Traffic on Interstate 8 in Mission Valley. File photo by Chris Sone

Some of our elected leaders are working on a plan to tax San Diego drivers for each mile they drive. It’s called a “vehicle miles traveled tax,” also referred to as a VMT tax.

Although increasing taxes is extremely unpopular, our elected leaders and government bureaucrats are pushing to implement some form of VMT tax in the future. The goal of the tax is to replace diminishing gas taxes due to electric cars and increasingly fuel-efficient vehicles.

Instead of using a tax on fuel consumption as a way of financing transportation infrastructure, a VMT tax charges motorists based on their road use measured in mileage. These charges can be either a flat fee such as a fixed number of cents per mile, regardless of where or when the travel occurs, or a variable fee based on considerations such as time of travel, type of road, type or weight of vehicle, vehicle emission levels, and ability of the owner to pay.

The San Diego Association of Governments‘ plan to collect a per-mile fee from drivers would piggyback on a little-known state program still being designed. California launched its road charge pilot in 2015 at the direction of the Legislature. The program is overseen by the California Transportation Commission, and has so far included more than 5,000 vehicles, from passenger cars to commercial trucks.

 SANDAG expects the state to levy a tax on drivers of roughly 2 cents a mile, onto which it would tack a regional 2-cent charge for a total of 4 cents per mile driven.
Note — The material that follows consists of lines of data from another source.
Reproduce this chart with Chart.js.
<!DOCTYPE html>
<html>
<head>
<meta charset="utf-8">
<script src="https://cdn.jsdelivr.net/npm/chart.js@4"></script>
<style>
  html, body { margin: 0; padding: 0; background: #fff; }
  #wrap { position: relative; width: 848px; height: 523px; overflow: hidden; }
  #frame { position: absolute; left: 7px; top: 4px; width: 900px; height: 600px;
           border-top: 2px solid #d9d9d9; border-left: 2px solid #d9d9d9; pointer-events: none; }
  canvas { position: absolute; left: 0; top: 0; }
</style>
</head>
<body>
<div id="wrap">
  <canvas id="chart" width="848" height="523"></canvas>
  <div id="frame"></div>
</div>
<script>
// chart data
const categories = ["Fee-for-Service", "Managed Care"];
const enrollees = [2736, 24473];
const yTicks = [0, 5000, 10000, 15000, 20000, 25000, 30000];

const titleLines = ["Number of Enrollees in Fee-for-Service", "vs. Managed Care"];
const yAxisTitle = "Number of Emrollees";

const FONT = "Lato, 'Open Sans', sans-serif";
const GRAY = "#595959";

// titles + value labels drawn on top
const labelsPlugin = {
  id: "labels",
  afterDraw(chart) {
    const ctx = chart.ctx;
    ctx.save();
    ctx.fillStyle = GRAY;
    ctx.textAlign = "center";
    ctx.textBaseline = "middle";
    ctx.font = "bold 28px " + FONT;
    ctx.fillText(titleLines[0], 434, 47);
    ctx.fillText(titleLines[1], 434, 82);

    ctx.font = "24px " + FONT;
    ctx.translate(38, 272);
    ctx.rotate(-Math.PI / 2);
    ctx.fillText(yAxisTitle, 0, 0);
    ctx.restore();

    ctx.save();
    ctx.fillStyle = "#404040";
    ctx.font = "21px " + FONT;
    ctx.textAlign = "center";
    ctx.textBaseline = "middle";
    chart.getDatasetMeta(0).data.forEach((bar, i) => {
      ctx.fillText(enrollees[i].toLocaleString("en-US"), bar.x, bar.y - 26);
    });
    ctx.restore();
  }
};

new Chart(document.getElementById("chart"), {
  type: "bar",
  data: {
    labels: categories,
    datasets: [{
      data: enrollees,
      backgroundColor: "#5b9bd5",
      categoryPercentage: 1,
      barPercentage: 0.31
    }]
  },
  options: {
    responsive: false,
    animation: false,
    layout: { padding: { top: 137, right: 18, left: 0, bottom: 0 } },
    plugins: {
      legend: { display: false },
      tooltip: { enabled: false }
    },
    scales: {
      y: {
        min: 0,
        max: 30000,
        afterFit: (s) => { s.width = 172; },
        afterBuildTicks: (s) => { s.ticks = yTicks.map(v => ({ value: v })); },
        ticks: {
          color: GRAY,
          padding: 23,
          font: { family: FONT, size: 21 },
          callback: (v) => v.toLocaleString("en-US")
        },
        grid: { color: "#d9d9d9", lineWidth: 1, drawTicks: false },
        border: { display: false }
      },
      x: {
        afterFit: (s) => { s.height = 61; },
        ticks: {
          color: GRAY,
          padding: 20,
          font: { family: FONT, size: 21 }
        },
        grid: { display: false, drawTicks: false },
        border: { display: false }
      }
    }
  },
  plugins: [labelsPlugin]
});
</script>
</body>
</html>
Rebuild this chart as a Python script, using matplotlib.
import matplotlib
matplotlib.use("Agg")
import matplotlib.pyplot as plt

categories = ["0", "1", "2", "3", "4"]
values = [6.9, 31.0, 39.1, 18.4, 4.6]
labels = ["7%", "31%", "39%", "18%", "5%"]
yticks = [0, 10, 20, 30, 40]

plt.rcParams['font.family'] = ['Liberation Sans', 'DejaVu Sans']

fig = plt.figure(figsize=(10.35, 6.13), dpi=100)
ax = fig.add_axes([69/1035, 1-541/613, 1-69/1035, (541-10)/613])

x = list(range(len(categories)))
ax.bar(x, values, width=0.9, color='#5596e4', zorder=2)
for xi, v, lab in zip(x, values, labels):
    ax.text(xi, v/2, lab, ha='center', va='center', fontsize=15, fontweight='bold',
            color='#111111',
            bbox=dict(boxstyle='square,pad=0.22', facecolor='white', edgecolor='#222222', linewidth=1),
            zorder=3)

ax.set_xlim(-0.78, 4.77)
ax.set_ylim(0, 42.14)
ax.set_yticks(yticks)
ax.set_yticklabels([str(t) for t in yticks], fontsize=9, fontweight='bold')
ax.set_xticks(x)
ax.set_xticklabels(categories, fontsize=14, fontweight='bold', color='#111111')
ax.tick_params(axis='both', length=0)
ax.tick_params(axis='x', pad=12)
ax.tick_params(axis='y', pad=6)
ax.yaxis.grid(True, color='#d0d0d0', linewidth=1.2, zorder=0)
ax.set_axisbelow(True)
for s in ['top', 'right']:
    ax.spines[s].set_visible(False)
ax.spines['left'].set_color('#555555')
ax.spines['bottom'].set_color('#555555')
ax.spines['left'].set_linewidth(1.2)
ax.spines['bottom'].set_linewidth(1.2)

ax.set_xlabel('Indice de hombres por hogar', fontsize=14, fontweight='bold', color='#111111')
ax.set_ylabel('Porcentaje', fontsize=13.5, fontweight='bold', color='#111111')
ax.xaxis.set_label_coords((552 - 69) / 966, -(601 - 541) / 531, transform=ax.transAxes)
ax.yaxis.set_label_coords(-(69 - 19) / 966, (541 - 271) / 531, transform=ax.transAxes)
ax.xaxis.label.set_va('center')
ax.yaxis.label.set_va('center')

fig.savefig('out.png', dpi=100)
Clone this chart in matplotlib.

It is clear that there is a need for a gas tax replacement as fossil fuels are phased out in the fight against climate change, but is taxing drivers per mile the solution?  

Other states have already started experimenting with per-mile fees including Utah and Oregon. Under the Utah program, owners of electric and hybrid vehicles have two options: they can pay an additional alternative fuel flat fee during their annual vehicle registration or be charged 1.5 cents per mile up to the additional flat fee amount. The current alternative fuel flat fees for 2021 are $120 for an electric vehicle, $52 for a plug-in hybrid, and $20 for a gas hybrid.

Oregon lawmakers are considering a bill that would require owners of new, fuel-efficient cars and trucks pay a fee for every mile they drive beginning in 2026. The fee would apply only to owners of new 2027 vehicles that don’t use gas or get 30 miles or more per gallon of gasoline. Drivers would be able to opt out of tracking their mileage and pay a flat annual fee of $400, a provision that would expire in 2030.  

Unlike Utah and Oregon, California drivers already pay 81.45 cents a gallon in total taxes for gasoline, the highest such tax in the nation. And we could be taxed even more if a VMT tax is implemented.

The last thing California residents want, or need, is another tax. With an affordable housing crisis, a seemingly unsolvable homeless situation and skyrocketing crime rates, our elected leaders have their hands full and need to resolve these urgent matters before imposing additional taxes. 

California already ranks among the top 10 most expensive states and a VMT tax will only drive up the costs of goods and services for everyone. And when consumers figure out that purchasing an electric vehicle or a fuel-efficient car doesn’t save the money they expected due to reduced or no gasoline consumption, they might choose a less expensive options that may not be as climate friendly.

A VMT tax may sound fair on the surface — make every driver pay — but all it will do is discourage people from driving. Gasoline taxes also discourage driving; however, they also encourage people to drive more fuel-efficient cars, or cars that don’t rely on gasoline at all in an effort to reduce our carbon footprint. Isn’t that what we really want?

Mark Powell is President of Parents For Quality Education and is Vice President for the San Diego Association of Realtors.